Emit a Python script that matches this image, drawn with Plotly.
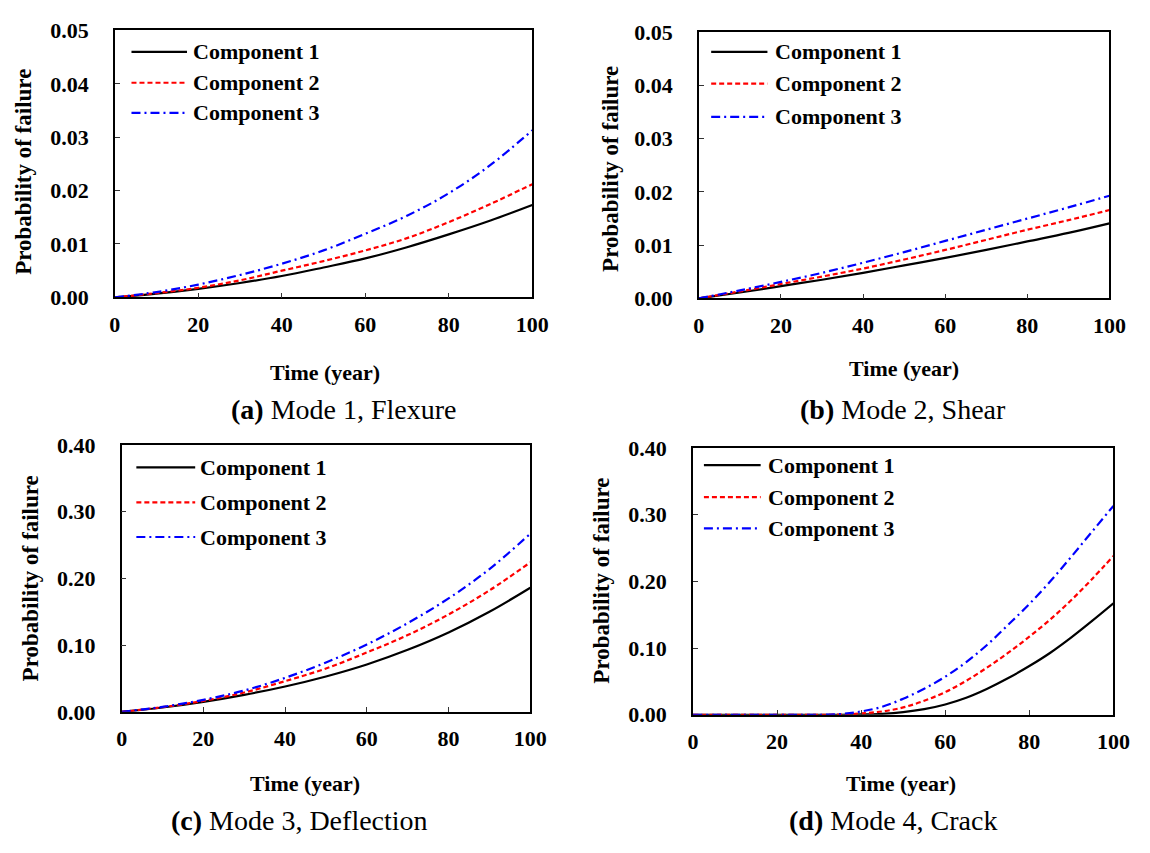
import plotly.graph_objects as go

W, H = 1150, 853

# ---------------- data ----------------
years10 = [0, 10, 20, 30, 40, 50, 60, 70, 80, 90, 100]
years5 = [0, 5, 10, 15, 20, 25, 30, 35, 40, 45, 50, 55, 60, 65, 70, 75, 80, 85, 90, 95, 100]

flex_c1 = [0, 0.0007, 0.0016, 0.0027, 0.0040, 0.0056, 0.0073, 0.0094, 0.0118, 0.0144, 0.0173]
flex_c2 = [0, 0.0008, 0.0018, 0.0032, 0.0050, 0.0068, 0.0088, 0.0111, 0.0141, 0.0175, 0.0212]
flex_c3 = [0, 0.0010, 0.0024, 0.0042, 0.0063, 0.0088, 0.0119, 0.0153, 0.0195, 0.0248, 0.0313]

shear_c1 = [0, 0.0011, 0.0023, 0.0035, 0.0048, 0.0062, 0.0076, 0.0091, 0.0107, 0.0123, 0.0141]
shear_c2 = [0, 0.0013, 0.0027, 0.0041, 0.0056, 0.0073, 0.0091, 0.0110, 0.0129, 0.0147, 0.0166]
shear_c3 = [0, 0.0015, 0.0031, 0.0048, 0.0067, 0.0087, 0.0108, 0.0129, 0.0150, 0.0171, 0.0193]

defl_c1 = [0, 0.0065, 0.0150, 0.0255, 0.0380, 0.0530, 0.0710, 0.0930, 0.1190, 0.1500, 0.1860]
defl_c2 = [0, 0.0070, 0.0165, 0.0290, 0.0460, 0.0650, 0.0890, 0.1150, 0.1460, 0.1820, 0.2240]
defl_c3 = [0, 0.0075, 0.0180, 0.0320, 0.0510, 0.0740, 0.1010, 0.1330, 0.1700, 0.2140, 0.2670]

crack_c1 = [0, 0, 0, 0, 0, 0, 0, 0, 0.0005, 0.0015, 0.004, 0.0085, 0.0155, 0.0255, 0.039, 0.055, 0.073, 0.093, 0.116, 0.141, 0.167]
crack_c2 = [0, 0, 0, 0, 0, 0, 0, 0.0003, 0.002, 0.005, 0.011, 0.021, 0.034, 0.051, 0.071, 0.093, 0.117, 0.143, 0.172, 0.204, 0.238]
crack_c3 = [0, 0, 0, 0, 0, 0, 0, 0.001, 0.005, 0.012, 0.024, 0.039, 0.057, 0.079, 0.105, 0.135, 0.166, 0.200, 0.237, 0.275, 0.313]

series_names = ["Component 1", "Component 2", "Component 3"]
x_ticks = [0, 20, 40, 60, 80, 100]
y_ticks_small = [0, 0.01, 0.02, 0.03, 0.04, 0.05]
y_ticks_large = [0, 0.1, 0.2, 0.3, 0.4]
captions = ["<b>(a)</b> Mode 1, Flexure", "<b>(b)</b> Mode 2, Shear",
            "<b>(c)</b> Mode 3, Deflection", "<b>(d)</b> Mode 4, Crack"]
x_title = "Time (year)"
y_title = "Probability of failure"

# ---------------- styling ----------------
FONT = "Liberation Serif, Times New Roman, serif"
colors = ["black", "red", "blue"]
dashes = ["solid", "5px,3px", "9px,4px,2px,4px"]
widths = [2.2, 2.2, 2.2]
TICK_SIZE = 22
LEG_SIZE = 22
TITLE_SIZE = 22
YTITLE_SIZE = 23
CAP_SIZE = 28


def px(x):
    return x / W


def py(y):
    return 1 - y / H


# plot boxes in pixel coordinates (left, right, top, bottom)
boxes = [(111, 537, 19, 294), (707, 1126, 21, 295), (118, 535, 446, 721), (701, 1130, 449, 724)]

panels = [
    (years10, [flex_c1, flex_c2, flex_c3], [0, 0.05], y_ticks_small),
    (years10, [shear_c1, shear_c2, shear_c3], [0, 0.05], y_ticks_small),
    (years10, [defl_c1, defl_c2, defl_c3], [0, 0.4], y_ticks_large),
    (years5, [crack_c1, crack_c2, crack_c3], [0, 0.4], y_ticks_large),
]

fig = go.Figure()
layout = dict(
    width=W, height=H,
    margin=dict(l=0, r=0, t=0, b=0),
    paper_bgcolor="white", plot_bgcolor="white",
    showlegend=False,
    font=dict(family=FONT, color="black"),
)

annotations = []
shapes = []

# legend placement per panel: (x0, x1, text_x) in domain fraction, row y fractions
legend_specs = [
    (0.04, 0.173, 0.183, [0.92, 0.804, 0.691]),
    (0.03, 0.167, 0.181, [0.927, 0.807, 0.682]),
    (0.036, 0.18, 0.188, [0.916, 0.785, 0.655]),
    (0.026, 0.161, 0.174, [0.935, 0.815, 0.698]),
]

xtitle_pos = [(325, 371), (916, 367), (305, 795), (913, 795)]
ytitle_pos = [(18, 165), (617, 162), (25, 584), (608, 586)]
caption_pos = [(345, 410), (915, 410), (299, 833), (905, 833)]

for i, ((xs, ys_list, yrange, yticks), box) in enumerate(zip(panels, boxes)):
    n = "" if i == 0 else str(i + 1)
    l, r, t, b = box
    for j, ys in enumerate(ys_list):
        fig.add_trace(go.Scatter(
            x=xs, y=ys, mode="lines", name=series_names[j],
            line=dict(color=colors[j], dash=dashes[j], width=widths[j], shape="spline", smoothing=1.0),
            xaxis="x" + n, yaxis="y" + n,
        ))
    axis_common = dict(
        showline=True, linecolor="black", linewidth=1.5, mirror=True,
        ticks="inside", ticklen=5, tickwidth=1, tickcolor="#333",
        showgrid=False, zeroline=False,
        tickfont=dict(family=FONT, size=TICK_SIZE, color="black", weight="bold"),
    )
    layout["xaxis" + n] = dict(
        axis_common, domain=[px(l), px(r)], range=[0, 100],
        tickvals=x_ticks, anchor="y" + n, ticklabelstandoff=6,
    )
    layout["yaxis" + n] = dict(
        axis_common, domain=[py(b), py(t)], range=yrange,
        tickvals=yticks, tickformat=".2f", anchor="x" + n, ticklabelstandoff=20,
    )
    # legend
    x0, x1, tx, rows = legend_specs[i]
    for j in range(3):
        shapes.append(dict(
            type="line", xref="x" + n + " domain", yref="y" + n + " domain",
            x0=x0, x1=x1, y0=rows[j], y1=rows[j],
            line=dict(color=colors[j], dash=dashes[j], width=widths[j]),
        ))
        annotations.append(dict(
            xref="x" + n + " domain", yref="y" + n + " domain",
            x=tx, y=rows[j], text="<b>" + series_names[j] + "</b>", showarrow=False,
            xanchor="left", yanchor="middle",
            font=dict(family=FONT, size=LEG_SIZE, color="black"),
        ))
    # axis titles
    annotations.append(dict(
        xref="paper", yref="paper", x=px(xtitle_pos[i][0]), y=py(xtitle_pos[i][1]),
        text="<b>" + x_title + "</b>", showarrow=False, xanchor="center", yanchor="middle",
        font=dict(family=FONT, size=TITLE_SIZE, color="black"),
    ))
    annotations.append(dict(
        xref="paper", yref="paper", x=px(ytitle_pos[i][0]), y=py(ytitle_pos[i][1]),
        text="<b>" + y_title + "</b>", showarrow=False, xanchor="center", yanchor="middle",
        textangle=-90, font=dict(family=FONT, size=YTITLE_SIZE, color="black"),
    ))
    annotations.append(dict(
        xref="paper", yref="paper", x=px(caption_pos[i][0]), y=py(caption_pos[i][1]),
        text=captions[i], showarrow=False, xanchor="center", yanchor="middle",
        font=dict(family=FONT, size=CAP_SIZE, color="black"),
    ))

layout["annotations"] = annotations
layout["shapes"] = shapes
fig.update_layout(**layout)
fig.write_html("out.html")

→ **Task to carry out**: Copy the material exactly. Do not include the pictures.

→ **Result of this task**:
Emit a Python script that matches this image, drawn with Plotly.
import plotly.graph_objects as go

W, H = 1150, 853

# ---------------- data ----------------
years10 = [0, 10, 20, 30, 40, 50, 60, 70, 80, 90, 100]
years5 = [0, 5, 10, 15, 20, 25, 30, 35, 40, 45, 50, 55, 60, 65, 70, 75, 80, 85, 90, 95, 100]

flex_c1 = [0, 0.0007, 0.0016, 0.0027, 0.0040, 0.0056, 0.0073, 0.0094, 0.0118, 0.0144, 0.0173]
flex_c2 = [0, 0.0008, 0.0018, 0.0032, 0.0050, 0.0068, 0.0088, 0.0111, 0.0141, 0.0175, 0.0212]
flex_c3 = [0, 0.0010, 0.0024, 0.0042, 0.0063, 0.0088, 0.0119, 0.0153, 0.0195, 0.0248, 0.0313]

shear_c1 = [0, 0.0011, 0.0023, 0.0035, 0.0048, 0.0062, 0.0076, 0.0091, 0.0107, 0.0123, 0.0141]
shear_c2 = [0, 0.0013, 0.0027, 0.0041, 0.0056, 0.0073, 0.0091, 0.0110, 0.0129, 0.0147, 0.0166]
shear_c3 = [0, 0.0015, 0.0031, 0.0048, 0.0067, 0.0087, 0.0108, 0.0129, 0.0150, 0.0171, 0.0193]

defl_c1 = [0, 0.0065, 0.0150, 0.0255, 0.0380, 0.0530, 0.0710, 0.0930, 0.1190, 0.1500, 0.1860]
defl_c2 = [0, 0.0070, 0.0165, 0.0290, 0.0460, 0.0650, 0.0890, 0.1150, 0.1460, 0.1820, 0.2240]
defl_c3 = [0, 0.0075, 0.0180, 0.0320, 0.0510, 0.0740, 0.1010, 0.1330, 0.1700, 0.2140, 0.2670]

crack_c1 = [0, 0, 0, 0, 0, 0, 0, 0, 0.0005, 0.0015, 0.004, 0.0085, 0.0155, 0.0255, 0.039, 0.055, 0.073, 0.093, 0.116, 0.141, 0.167]
crack_c2 = [0, 0, 0, 0, 0, 0, 0, 0.0003, 0.002, 0.005, 0.011, 0.021, 0.034, 0.051, 0.071, 0.093, 0.117, 0.143, 0.172, 0.204, 0.238]
crack_c3 = [0, 0, 0, 0, 0, 0, 0, 0.001, 0.005, 0.012, 0.024, 0.039, 0.057, 0.079, 0.105, 0.135, 0.166, 0.200, 0.237, 0.275, 0.313]

series_names = ["Component 1", "Component 2", "Component 3"]
x_ticks = [0, 20, 40, 60, 80, 100]
y_ticks_small = [0, 0.01, 0.02, 0.03, 0.04, 0.05]
y_ticks_large = [0, 0.1, 0.2, 0.3, 0.4]
captions = ["<b>(a)</b> Mode 1, Flexure", "<b>(b)</b> Mode 2, Shear",
            "<b>(c)</b> Mode 3, Deflection", "<b>(d)</b> Mode 4, Crack"]
x_title = "Time (year)"
y_title = "Probability of failure"

# ---------------- styling ----------------
FONT = "Liberation Serif, Times New Roman, serif"
colors = ["black", "red", "blue"]
dashes = ["solid", "5px,3px", "9px,4px,2px,4px"]
widths = [2.2, 2.2, 2.2]
TICK_SIZE = 22
LEG_SIZE = 22
TITLE_SIZE = 22
YTITLE_SIZE = 23
CAP_SIZE = 28


def px(x):
    return x / W


def py(y):
    return 1 - y / H


# plot boxes in pixel coordinates (left, right, top, bottom)
boxes = [(111, 537, 19, 294), (707, 1126, 21, 295), (118, 535, 446, 721), (701, 1130, 449, 724)]

panels = [
    (years10, [flex_c1, flex_c2, flex_c3], [0, 0.05], y_ticks_small),
    (years10, [shear_c1, shear_c2, shear_c3], [0, 0.05], y_ticks_small),
    (years10, [defl_c1, defl_c2, defl_c3], [0, 0.4], y_ticks_large),
    (years5, [crack_c1, crack_c2, crack_c3], [0, 0.4], y_ticks_large),
]

fig = go.Figure()
layout = dict(
    width=W, height=H,
    margin=dict(l=0, r=0, t=0, b=0),
    paper_bgcolor="white", plot_bgcolor="white",
    showlegend=False,
    font=dict(family=FONT, color="black"),
)

annotations = []
shapes = []

# legend placement per panel: (x0, x1, text_x) in domain fraction, row y fractions
legend_specs = [
    (0.04, 0.173, 0.183, [0.92, 0.804, 0.691]),
    (0.03, 0.167, 0.181, [0.927, 0.807, 0.682]),
    (0.036, 0.18, 0.188, [0.916, 0.785, 0.655]),
    (0.026, 0.161, 0.174, [0.935, 0.815, 0.698]),
]

xtitle_pos = [(325, 371), (916, 367), (305, 795), (913, 795)]
ytitle_pos = [(18, 165), (617, 162), (25, 584), (608, 586)]
caption_pos = [(345, 410), (915, 410), (299, 833), (905, 833)]

for i, ((xs, ys_list, yrange, yticks), box) in enumerate(zip(panels, boxes)):
    n = "" if i == 0 else str(i + 1)
    l, r, t, b = box
    for j, ys in enumerate(ys_list):
        fig.add_trace(go.Scatter(
            x=xs, y=ys, mode="lines", name=series_names[j],
            line=dict(color=colors[j], dash=dashes[j], width=widths[j], shape="spline", smoothing=1.0),
            xaxis="x" + n, yaxis="y" + n,
        ))
    axis_common = dict(
        showline=True, linecolor="black", linewidth=1.5, mirror=True,
        ticks="inside", ticklen=5, tickwidth=1, tickcolor="#333",
        showgrid=False, zeroline=False,
        tickfont=dict(family=FONT, size=TICK_SIZE, color="black", weight="bold"),
    )
    layout["xaxis" + n] = dict(
        axis_common, domain=[px(l), px(r)], range=[0, 100],
        tickvals=x_ticks, anchor="y" + n, ticklabelstandoff=6,
    )
    layout["yaxis" + n] = dict(
        axis_common, domain=[py(b), py(t)], range=yrange,
        tickvals=yticks, tickformat=".2f", anchor="x" + n, ticklabelstandoff=20,
    )
    # legend
    x0, x1, tx, rows = legend_specs[i]
    for j in range(3):
        shapes.append(dict(
            type="line", xref="x" + n + " domain", yref="y" + n + " domain",
            x0=x0, x1=x1, y0=rows[j], y1=rows[j],
            line=dict(color=colors[j], dash=dashes[j], width=widths[j]),
        ))
        annotations.append(dict(
            xref="x" + n + " domain", yref="y" + n + " domain",
            x=tx, y=rows[j], text="<b>" + series_names[j] + "</b>", showarrow=False,
            xanchor="left", yanchor="middle",
            font=dict(family=FONT, size=LEG_SIZE, color="black"),
        ))
    # axis titles
    annotations.append(dict(
        xref="paper", yref="paper", x=px(xtitle_pos[i][0]), y=py(xtitle_pos[i][1]),
        text="<b>" + x_title + "</b>", showarrow=False, xanchor="center", yanchor="middle",
        font=dict(family=FONT, size=TITLE_SIZE, color="black"),
    ))
    annotations.append(dict(
        xref="paper", yref="paper", x=px(ytitle_pos[i][0]), y=py(ytitle_pos[i][1]),
        text="<b>" + y_title + "</b>", showarrow=False, xanchor="center", yanchor="middle",
        textangle=-90, font=dict(family=FONT, size=YTITLE_SIZE, color="black"),
    ))
    annotations.append(dict(
        xref="paper", yref="paper", x=px(caption_pos[i][0]), y=py(caption_pos[i][1]),
        text=captions[i], showarrow=False, xanchor="center", yanchor="middle",
        font=dict(family=FONT, size=CAP_SIZE, color="black"),
    ))

layout["annotations"] = annotations
layout["shapes"] = shapes
fig.update_layout(**layout)
fig.write_html("out.html")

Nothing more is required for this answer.